RuntimeError: weight model.embed_tokens.weight does not exist
Hi,
I'm trying to deploy with SageMaker SDK and I get this error:
> File "/opt/conda/lib/python3.9/site-packages/text_generation_server/server.py", line 159, in serve_inner
model = get_model(
File "/opt/conda/lib/python3.9/site-packages/text_generation_server/models/__init__.py", line 252, in get_model
return FlashMistral(
File "/opt/conda/lib/python3.9/site-packages/text_generation_server/models/flash_mistral.py", line 321, in __init__
model = FlashMistralForCausalLM(config, weights)
File "/opt/conda/lib/python3.9/site-packages/text_generation_server/models/custom_modeling/flash_mistral_modeling.py", line 486, in __init__
self.model = MistralModel(config, weights)
File "/opt/conda/lib/python3.9/site-packages/text_generation_server/models/custom_modeling/flash_mistral_modeling.py", line 418, in __init__
self.embed_tokens = TensorParallelEmbedding(
File "/opt/conda/lib/python3.9/site-packages/text_generation_server/utils/layers.py", line 482, in __init__
weight = weights.get_partial_sharded(f"{prefix}.weight", dim=0)
File "/opt/conda/lib/python3.9/site-packages/text_generation_server/utils/weights.py", line 78, in get_partial_sharded
filename, tensor_name = self.get_filename(tensor_name)
File "/opt/conda/lib/python3.9/site-packages/text_generation_server/utils/weights.py", line 53, in get_filename
raise RuntimeError(f"weight {tensor_name} does not exist")
RuntimeError: weight model.embed_tokens.weight does not exist
I'm using this configuration:
"e5-mistral-7b-instruct": {
"model_type": "huggingface",
"model_id": "intfloat/e5-mistral-7b-instruct",
"instance_type": "ml.g5.2xlarge",
"num_gpus": 1,
"image_uri": "763104351884.dkr.ecr.eu-central-1.amazonaws.com/huggingface-pytorch-tgi-inference:2.0.1-tgi1.1.0-gpu-py39-cu118-ubuntu20.04",
"model_hub": {
"MODEL_SERVER_TIMEOUT": "120",
"MAX_INPUT_LENGTH": "2048",
"MAX_TOTAL_TOKENS": "4096"
}
}
The image_uri
corresponds to the output of get_huggingface_llm_image_uri("huggingface",version="1.1.0")
Any idea?
@ivankeller
It's an embedding model without LM head, please load with AutoModel.from_pretrained
instead of AutoModelForCausalLM.from_pretrained
.
Also, this model does not have text generation capability.
Thank you
@intfloat
, I'm trying now with packaging the model like described here:
https://www.philschmid.de/custom-inference-huggingface-sagemaker
I know it does not have text generation capability.

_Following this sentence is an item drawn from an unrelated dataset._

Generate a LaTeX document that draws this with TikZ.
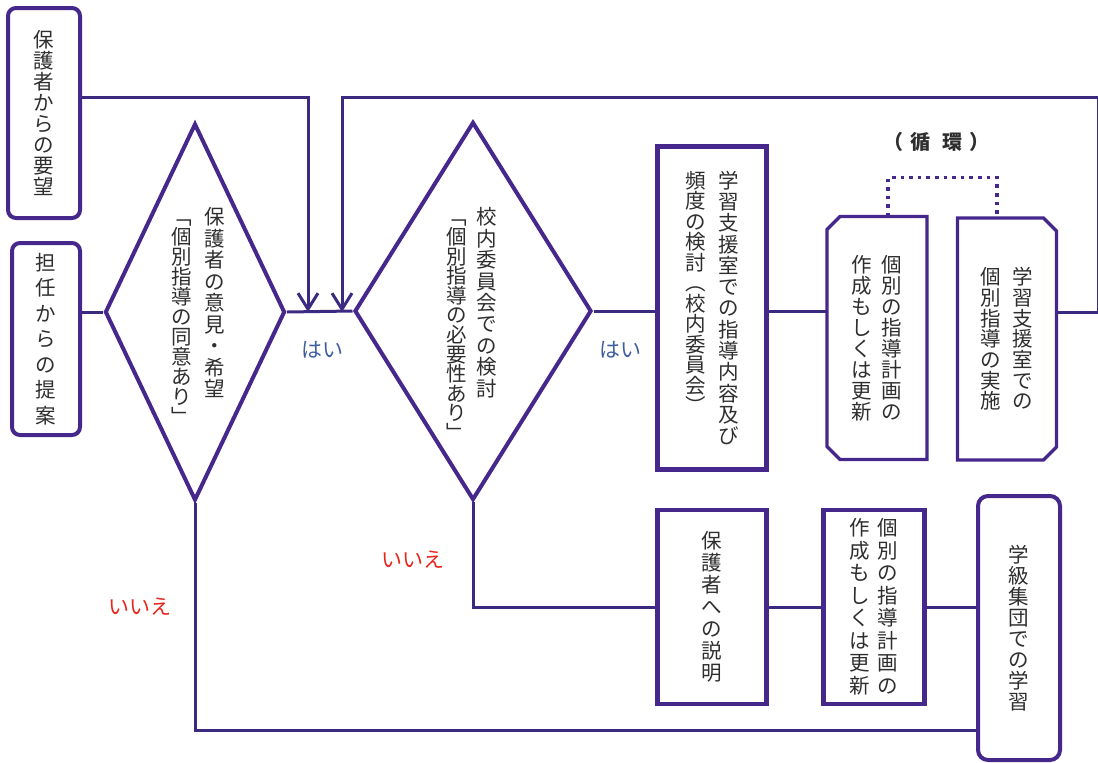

I want the embedding vector corresponding to a text.
By the way, why does the embedding depends on a specific task? Is it possible just to have the embedding of a text itself, regardless of the task?
I still get the same error ValueError: Tokenizer class LlamaTokenizer does not exist or is not currently imported.
Following the ref above (https://www.philschmid.de/custom-inference-huggingface-sagemaker) I use .from_pretrained
:
def model_fn(model_dir):
# Load model from HuggingFace Hub
tokenizer = AutoTokenizer.from_pretrained(model_dir)
model = AutoModel.from_pretrained(model_dir)
return model, tokenizer
The model and tokenizer are packages into `model.tar.gz on located on S3.
Hi
@ivankeller
I face the same issue. Did you fix this issue or do you have any updates for this?
what I tried:
- Update ‘transformers’ with the latest ‘pip install git+https://github.com/huggingface/transformers’
- use the LlamaTokenizer instead of the AutoTokenizer
- check the tokenizer_config.json and make sure that "tokenizer_class" is "LlamaTokenizer"
Hi
@momotake
I could not fix it and I gave up using another embeddings model. I tried the same fixes than you.
Thanks
@ivankeller
.
I added " from transformers import LlamaTokenizer" and then it is working now. AutoTokenizer automatically retrieve the best Tokenizer, but maybe we have to pre-install the best tokenizer chosen by AutoTokenizer :(
If you still want to use this embedding model, I hope it will solve your problem too.